● **WORK TO DO**: Leave out the pictures and retype only the lines from the opening line to the line that holds "var MAGENTA = '#cc66cc';", both ends included.

● **GIVEN INFORMATION**:
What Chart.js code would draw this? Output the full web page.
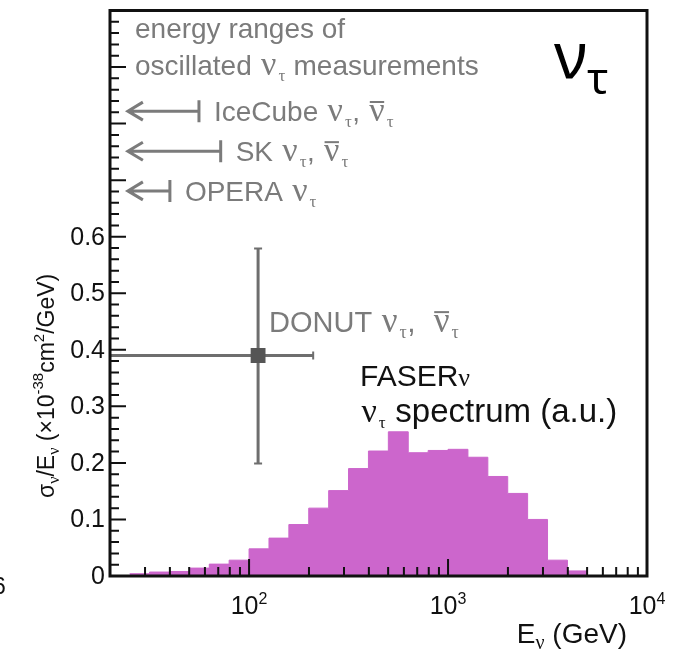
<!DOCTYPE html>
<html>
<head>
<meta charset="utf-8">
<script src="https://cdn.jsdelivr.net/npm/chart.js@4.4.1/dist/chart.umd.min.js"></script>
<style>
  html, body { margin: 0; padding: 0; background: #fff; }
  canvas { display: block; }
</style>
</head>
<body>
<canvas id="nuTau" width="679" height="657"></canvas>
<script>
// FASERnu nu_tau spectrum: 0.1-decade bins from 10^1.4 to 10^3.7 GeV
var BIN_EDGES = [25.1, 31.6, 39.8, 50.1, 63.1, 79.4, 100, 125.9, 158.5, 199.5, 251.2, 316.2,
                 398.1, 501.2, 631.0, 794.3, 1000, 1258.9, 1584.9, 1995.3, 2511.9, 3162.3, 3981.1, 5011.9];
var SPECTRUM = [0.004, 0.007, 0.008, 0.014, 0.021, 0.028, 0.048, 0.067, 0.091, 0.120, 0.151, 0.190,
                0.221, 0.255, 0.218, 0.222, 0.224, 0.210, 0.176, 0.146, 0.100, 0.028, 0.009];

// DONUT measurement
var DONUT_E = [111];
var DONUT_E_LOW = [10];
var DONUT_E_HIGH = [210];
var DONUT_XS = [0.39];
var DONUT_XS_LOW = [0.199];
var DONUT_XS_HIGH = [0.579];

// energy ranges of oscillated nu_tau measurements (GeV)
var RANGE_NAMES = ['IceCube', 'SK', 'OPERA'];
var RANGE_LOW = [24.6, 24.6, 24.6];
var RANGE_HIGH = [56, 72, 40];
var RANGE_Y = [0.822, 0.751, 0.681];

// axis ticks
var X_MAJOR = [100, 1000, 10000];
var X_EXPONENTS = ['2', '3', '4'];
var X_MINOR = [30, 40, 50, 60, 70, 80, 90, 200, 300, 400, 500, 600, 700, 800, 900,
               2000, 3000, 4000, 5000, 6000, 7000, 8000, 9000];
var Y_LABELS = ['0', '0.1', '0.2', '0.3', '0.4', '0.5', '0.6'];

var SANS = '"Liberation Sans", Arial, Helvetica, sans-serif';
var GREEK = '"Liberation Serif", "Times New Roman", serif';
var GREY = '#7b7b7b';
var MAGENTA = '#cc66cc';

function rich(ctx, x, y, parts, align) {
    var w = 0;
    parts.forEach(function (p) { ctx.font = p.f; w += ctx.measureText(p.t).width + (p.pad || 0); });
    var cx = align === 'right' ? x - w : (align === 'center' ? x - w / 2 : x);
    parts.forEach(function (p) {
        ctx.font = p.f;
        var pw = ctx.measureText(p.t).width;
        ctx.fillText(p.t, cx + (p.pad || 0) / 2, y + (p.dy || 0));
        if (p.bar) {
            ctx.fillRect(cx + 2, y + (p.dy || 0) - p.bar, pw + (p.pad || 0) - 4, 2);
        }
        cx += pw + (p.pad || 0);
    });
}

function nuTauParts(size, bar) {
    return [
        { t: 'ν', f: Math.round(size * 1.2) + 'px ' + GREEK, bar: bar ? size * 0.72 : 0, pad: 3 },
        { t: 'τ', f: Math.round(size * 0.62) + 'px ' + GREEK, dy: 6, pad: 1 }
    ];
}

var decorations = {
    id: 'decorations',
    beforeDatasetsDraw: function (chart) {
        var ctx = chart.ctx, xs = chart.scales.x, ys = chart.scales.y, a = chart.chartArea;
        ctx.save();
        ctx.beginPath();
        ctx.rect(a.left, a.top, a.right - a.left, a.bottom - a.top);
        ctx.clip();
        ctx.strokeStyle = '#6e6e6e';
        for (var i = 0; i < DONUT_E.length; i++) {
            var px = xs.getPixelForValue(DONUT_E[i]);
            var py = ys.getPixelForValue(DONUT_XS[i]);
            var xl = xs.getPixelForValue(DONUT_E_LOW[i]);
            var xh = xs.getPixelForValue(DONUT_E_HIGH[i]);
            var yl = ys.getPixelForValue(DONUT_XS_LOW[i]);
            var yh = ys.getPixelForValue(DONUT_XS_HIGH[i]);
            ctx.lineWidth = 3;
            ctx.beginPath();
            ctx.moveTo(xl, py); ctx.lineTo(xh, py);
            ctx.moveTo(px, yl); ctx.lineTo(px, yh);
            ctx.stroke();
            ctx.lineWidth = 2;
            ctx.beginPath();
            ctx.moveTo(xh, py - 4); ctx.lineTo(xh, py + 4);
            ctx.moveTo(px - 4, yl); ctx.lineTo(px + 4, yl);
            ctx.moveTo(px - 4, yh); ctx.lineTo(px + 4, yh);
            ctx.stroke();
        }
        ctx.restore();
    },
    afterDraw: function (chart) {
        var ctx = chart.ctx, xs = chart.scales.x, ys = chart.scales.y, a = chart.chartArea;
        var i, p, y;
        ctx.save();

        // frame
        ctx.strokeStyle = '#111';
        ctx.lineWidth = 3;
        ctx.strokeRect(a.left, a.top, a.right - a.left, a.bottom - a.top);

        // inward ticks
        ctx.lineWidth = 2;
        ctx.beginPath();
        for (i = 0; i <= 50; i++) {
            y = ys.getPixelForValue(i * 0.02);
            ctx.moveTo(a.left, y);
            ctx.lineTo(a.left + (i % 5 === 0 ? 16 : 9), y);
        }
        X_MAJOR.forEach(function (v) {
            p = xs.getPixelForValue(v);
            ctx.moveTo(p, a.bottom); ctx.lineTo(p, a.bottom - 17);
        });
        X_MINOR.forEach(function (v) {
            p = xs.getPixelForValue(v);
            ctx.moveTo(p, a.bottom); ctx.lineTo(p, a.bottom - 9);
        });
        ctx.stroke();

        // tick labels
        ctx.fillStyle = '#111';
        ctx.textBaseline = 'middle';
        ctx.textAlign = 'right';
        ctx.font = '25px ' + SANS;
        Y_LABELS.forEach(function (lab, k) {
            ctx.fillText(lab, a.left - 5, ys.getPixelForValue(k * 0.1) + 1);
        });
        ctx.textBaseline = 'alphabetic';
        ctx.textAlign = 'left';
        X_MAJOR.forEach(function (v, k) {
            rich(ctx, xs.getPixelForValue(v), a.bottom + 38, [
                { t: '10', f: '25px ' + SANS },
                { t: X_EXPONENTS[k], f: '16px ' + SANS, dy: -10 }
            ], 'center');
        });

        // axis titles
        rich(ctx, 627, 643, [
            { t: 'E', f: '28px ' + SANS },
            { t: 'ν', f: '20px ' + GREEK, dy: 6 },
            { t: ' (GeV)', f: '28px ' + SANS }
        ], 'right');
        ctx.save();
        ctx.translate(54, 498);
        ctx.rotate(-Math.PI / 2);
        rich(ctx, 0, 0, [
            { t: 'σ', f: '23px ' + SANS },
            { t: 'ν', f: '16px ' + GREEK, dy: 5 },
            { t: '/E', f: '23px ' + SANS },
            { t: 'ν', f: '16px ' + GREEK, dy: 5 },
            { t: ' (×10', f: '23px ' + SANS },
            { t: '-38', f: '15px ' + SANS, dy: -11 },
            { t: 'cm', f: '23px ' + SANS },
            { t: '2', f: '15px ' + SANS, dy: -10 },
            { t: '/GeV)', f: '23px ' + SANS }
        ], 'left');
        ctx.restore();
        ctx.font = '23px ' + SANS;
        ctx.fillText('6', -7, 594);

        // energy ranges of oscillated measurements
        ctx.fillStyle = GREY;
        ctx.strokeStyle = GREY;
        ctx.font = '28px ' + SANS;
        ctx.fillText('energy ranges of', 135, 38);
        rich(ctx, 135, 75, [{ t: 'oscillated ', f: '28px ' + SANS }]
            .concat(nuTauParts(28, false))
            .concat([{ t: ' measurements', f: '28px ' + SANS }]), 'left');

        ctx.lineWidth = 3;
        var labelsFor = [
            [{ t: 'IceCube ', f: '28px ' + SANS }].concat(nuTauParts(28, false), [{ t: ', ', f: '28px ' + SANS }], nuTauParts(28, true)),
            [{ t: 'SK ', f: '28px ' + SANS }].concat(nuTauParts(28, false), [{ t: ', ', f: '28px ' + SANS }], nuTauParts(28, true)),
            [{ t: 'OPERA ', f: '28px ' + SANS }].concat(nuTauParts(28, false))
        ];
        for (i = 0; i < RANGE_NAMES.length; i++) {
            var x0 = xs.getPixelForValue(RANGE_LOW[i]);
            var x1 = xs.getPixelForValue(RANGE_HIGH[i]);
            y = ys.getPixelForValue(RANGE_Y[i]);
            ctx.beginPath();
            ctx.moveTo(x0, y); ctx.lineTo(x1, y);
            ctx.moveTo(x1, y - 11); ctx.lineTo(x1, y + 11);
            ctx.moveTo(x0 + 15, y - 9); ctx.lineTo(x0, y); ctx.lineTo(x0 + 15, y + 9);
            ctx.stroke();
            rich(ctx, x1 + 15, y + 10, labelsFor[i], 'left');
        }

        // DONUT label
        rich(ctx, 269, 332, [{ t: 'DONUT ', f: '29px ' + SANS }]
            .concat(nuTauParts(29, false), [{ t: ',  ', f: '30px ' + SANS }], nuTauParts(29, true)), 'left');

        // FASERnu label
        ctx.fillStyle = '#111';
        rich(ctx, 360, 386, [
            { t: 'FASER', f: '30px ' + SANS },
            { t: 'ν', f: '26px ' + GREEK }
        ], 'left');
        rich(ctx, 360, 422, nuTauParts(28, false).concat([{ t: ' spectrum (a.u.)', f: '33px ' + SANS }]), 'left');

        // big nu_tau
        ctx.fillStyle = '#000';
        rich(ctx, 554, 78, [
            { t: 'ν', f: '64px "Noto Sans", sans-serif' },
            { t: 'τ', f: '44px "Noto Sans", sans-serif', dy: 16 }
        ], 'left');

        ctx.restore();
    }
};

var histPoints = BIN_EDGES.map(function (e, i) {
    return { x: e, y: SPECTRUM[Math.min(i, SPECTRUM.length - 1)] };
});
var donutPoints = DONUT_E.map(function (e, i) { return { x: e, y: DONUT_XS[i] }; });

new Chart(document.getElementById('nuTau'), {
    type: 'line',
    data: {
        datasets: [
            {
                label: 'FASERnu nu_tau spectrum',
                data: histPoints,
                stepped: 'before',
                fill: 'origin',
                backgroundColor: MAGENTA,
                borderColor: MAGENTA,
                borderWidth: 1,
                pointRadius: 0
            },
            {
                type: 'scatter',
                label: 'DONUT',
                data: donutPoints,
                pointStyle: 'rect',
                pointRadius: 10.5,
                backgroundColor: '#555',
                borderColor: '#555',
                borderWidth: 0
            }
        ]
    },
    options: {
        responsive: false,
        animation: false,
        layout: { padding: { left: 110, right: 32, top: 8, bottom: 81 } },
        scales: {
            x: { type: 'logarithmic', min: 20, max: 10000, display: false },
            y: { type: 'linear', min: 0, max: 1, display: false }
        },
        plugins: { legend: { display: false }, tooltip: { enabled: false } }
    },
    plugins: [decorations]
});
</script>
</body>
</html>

● **ANSWER TO THE EXERCISE**:
What Chart.js code would draw this? Output the full web page.
<!DOCTYPE html>
<html>
<head>
<meta charset="utf-8">
<script src="https://cdn.jsdelivr.net/npm/chart.js@4.4.1/dist/chart.umd.min.js"></script>
<style>
  html, body { margin: 0; padding: 0; background: #fff; }
  canvas { display: block; }
</style>
</head>
<body>
<canvas id="nuTau" width="679" height="657"></canvas>
<script>
// FASERnu nu_tau spectrum: 0.1-decade bins from 10^1.4 to 10^3.7 GeV
var BIN_EDGES = [25.1, 31.6, 39.8, 50.1, 63.1, 79.4, 100, 125.9, 158.5, 199.5, 251.2, 316.2,
                 398.1, 501.2, 631.0, 794.3, 1000, 1258.9, 1584.9, 1995.3, 2511.9, 3162.3, 3981.1, 5011.9];
var SPECTRUM = [0.004, 0.007, 0.008, 0.014, 0.021, 0.028, 0.048, 0.067, 0.091, 0.120, 0.151, 0.190,
                0.221, 0.255, 0.218, 0.222, 0.224, 0.210, 0.176, 0.146, 0.100, 0.028, 0.009];

// DONUT measurement
var DONUT_E = [111];
var DONUT_E_LOW = [10];
var DONUT_E_HIGH = [210];
var DONUT_XS = [0.39];
var DONUT_XS_LOW = [0.199];
var DONUT_XS_HIGH = [0.579];

// energy ranges of oscillated nu_tau measurements (GeV)
var RANGE_NAMES = ['IceCube', 'SK', 'OPERA'];
var RANGE_LOW = [24.6, 24.6, 24.6];
var RANGE_HIGH = [56, 72, 40];
var RANGE_Y = [0.822, 0.751, 0.681];

// axis ticks
var X_MAJOR = [100, 1000, 10000];
var X_EXPONENTS = ['2', '3', '4'];
var X_MINOR = [30, 40, 50, 60, 70, 80, 90, 200, 300, 400, 500, 600, 700, 800, 900,
               2000, 3000, 4000, 5000, 6000, 7000, 8000, 9000];
var Y_LABELS = ['0', '0.1', '0.2', '0.3', '0.4', '0.5', '0.6'];

var SANS = '"Liberation Sans", Arial, Helvetica, sans-serif';
var GREEK = '"Liberation Serif", "Times New Roman", serif';
var GREY = '#7b7b7b';
var MAGENTA = '#cc66cc';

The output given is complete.